- **Set problem**
Leaving out the pictures, retype all the material exactly.

......

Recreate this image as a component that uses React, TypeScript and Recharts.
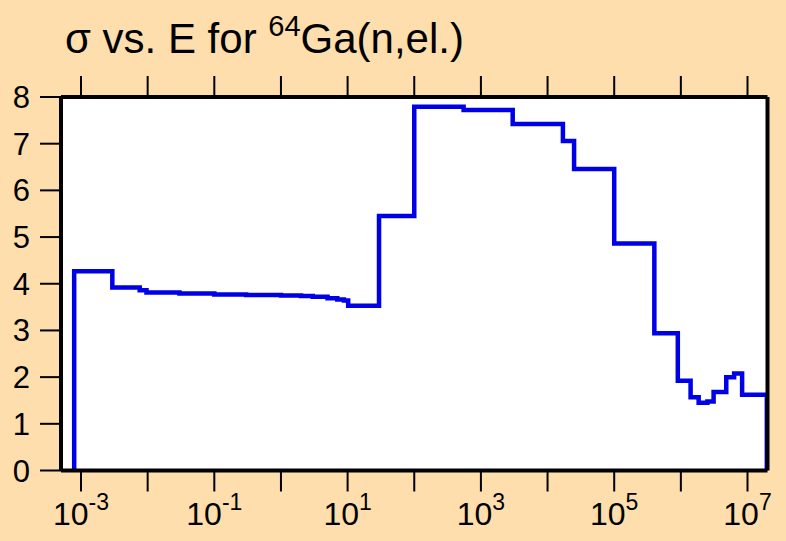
import { CartesianGrid, Line, LineChart, XAxis, YAxis } from "recharts";

// σ (barns) vs. neutron energy (eV)
const energies = [
  7.9e-4, 7.9e-4, 2.95e-3, 7.6e-3, 9.6e-3, 0.03, 0.1, 0.3, 1, 2, 3, 5, 7, 8.8,
  10.2, 29.6, 100, 550, 3000, 1.7e4, 2.5e4, 1e5, 4e5, 9e5, 1.4e6, 1.85e6, 2.5e6,
  3.1e6, 4.8e6, 6.3e6, 8.3e6, 1.95e7, 1.95e7,
];
const sigma = [
  0, 4.27, 3.92, 3.86, 3.81, 3.79, 3.77, 3.76, 3.75, 3.74, 3.72, 3.69, 3.66, 3.64,
  3.53, 5.45, 7.79, 7.72, 7.42, 7.06, 6.46, 4.86, 2.94, 1.92, 1.57, 1.45, 1.48,
  1.68, 2.0, 2.08, 1.62, 1.62, 0,
];

const decadeTicks = [1e-3, 1e-2, 1e-1, 1, 10, 100, 1e3, 1e4, 1e5, 1e6, 1e7];
const labelledExponents = [-3, -1, 1, 3, 5, 7];
const sigmaTicks = [0, 1, 2, 3, 4, 5, 6, 7, 8];
const energyDomain = [5.01e-4, 1.995e7];

const data = energies.map((e, i) => ({ e, s: sigma[i] }));

const FONT = "'Liberation Sans', Arial, sans-serif";
const BG = "#fddeac";
const axisLine = { stroke: "#000", strokeWidth: 4 };
const tickLine = { stroke: "#000", strokeWidth: 2 };

function DecadeTick({ x, y, payload }: { x: number; y: number; payload: { value: number } }) {
  const exp = Math.round(Math.log10(payload.value));
  if (!labelledExponents.includes(exp)) return <g />;
  return (
    <text x={x} y={y + 31.5} textAnchor="middle" fontFamily={FONT} fontSize={32} fill="#000">
      <tspan>10</tspan>
      <tspan dy={-15} fontSize={23}>
        {exp}
      </tspan>
    </text>
  );
}

export default function App() {
  return (
    <div style={{ position: "fixed", left: 0, top: 0, width: 786, height: 541, background: BG }}>
      <LineChart
        width={786}
        height={541}
        data={data}
        margin={{ top: 77, right: 0, bottom: 0, left: 0 }}
      >
        <CartesianGrid fill="#fff" horizontal={false} vertical={false} />
        <XAxis
          dataKey="e"
          type="number"
          scale="log"
          domain={energyDomain}
          allowDataOverflow
          ticks={decadeTicks}
          interval={0}
          height={70.5}
          tickSize={21}
          tickMargin={2}
          axisLine={axisLine}
          tickLine={tickLine}
          tick={DecadeTick}
        />
        <XAxis
          xAxisId="top"
          orientation="top"
          dataKey="e"
          type="number"
          scale="log"
          domain={energyDomain}
          allowDataOverflow
          ticks={decadeTicks}
          interval={0}
          height={20}
          tickSize={21}
          axisLine={axisLine}
          tickLine={tickLine}
          tickFormatter={() => ""}
        />
        <YAxis
          type="number"
          domain={[0, 8]}
          ticks={sigmaTicks}
          interval={0}
          width={61}
          tickSize={21}
          tickMargin={10}
          axisLine={axisLine}
          tickLine={tickLine}
          tick={{ fill: "#000", fontSize: 31, fontFamily: FONT }}
        />
        <YAxis
          yAxisId="right"
          orientation="right"
          type="number"
          domain={[0, 8]}
          ticks={sigmaTicks}
          interval={0}
          width={18.5}
          tickSize={21}
          axisLine={axisLine}
          tickLine={tickLine}
          tickFormatter={() => ""}
        />
        <Line
          type="stepAfter"
          dataKey="s"
          stroke="#0000e6"
          strokeWidth={4.5}
          dot={false}
          activeDot={false}
          isAnimationActive={false}
        />
      </LineChart>
      <svg
        width={786}
        height={80}
        style={{ position: "absolute", left: 0, top: 0, pointerEvents: "none" }}
      >
        <text x={65} y={53} fontFamily={FONT} fontSize={42} fill="#000">
          <tspan>σ vs. E for </tspan>
          <tspan dy={-17} fontSize={29}>
            64
          </tspan>
          <tspan dy={17}>Ga(n,el.)</tspan>
        </text>
      </svg>
    </div>
  );
}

......

- **Correct result**
Recreate this image as a component that uses React, TypeScript and Recharts.
import { CartesianGrid, Line, LineChart, XAxis, YAxis } from "recharts";

// σ (barns) vs. neutron energy (eV)
const energies = [
  7.9e-4, 7.9e-4, 2.95e-3, 7.6e-3, 9.6e-3, 0.03, 0.1, 0.3, 1, 2, 3, 5, 7, 8.8,
  10.2, 29.6, 100, 550, 3000, 1.7e4, 2.5e4, 1e5, 4e5, 9e5, 1.4e6, 1.85e6, 2.5e6,
  3.1e6, 4.8e6, 6.3e6, 8.3e6, 1.95e7, 1.95e7,
];
const sigma = [
  0, 4.27, 3.92, 3.86, 3.81, 3.79, 3.77, 3.76, 3.75, 3.74, 3.72, 3.69, 3.66, 3.64,
  3.53, 5.45, 7.79, 7.72, 7.42, 7.06, 6.46, 4.86, 2.94, 1.92, 1.57, 1.45, 1.48,
  1.68, 2.0, 2.08, 1.62, 1.62, 0,
];

const decadeTicks = [1e-3, 1e-2, 1e-1, 1, 10, 100, 1e3, 1e4, 1e5, 1e6, 1e7];
const labelledExponents = [-3, -1, 1, 3, 5, 7];
const sigmaTicks = [0, 1, 2, 3, 4, 5, 6, 7, 8];
const energyDomain = [5.01e-4, 1.995e7];

const data = energies.map((e, i) => ({ e, s: sigma[i] }));

const FONT = "'Liberation Sans', Arial, sans-serif";
const BG = "#fddeac";
const axisLine = { stroke: "#000", strokeWidth: 4 };
const tickLine = { stroke: "#000", strokeWidth: 2 };

function DecadeTick({ x, y, payload }: { x: number; y: number; payload: { value: number } }) {
  const exp = Math.round(Math.log10(payload.value));
  if (!labelledExponents.includes(exp)) return <g />;
  return (
    <text x={x} y={y + 31.5} textAnchor="middle" fontFamily={FONT} fontSize={32} fill="#000">
      <tspan>10</tspan>
      <tspan dy={-15} fontSize={23}>
        {exp}
      </tspan>
    </text>
  );
}

export default function App() {
  return (
    <div style={{ position: "fixed", left: 0, top: 0, width: 786, height: 541, background: BG }}>
      <LineChart
        width={786}
        height={541}
        data={data}
        margin={{ top: 77, right: 0, bottom: 0, left: 0 }}
      >
        <CartesianGrid fill="#fff" horizontal={false} vertical={false} />
        <XAxis
          dataKey="e"
          type="number"
          scale="log"
          domain={energyDomain}
          allowDataOverflow
          ticks={decadeTicks}
          interval={0}
          height={70.5}
          tickSize={21}
          tickMargin={2}
          axisLine={axisLine}
          tickLine={tickLine}
          tick={DecadeTick}
        />
        <XAxis
          xAxisId="top"
          orientation="top"
          dataKey="e"
          type="number"
          scale="log"
          domain={energyDomain}
          allowDataOverflow
          ticks={decadeTicks}
          interval={0}
          height={20}
          tickSize={21}
          axisLine={axisLine}
          tickLine={tickLine}
          tickFormatter={() => ""}
        />
        <YAxis
          type="number"
          domain={[0, 8]}
          ticks={sigmaTicks}
          interval={0}
          width={61}
          tickSize={21}
          tickMargin={10}
          axisLine={axisLine}
          tickLine={tickLine}
          tick={{ fill: "#000", fontSize: 31, fontFamily: FONT }}
        />
        <YAxis
          yAxisId="right"
          orientation="right"
          type="number"
          domain={[0, 8]}
          ticks={sigmaTicks}
          interval={0}
          width={18.5}
          tickSize={21}
          axisLine={axisLine}
          tickLine={tickLine}
          tickFormatter={() => ""}
        />
        <Line
          type="stepAfter"
          dataKey="s"
          stroke="#0000e6"
          strokeWidth={4.5}
          dot={false}
          activeDot={false}
          isAnimationActive={false}
        />
      </LineChart>
      <svg
        width={786}
        height={80}
        style={{ position: "absolute", left: 0, top: 0, pointerEvents: "none" }}
      >
        <text x={65} y={53} fontFamily={FONT} fontSize={42} fill="#000">
          <tspan>σ vs. E for </tspan>
          <tspan dy={-17} fontSize={29}>
            64
          </tspan>
          <tspan dy={17}>Ga(n,el.)</tspan>
        </text>
      </svg>
    </div>
  );
}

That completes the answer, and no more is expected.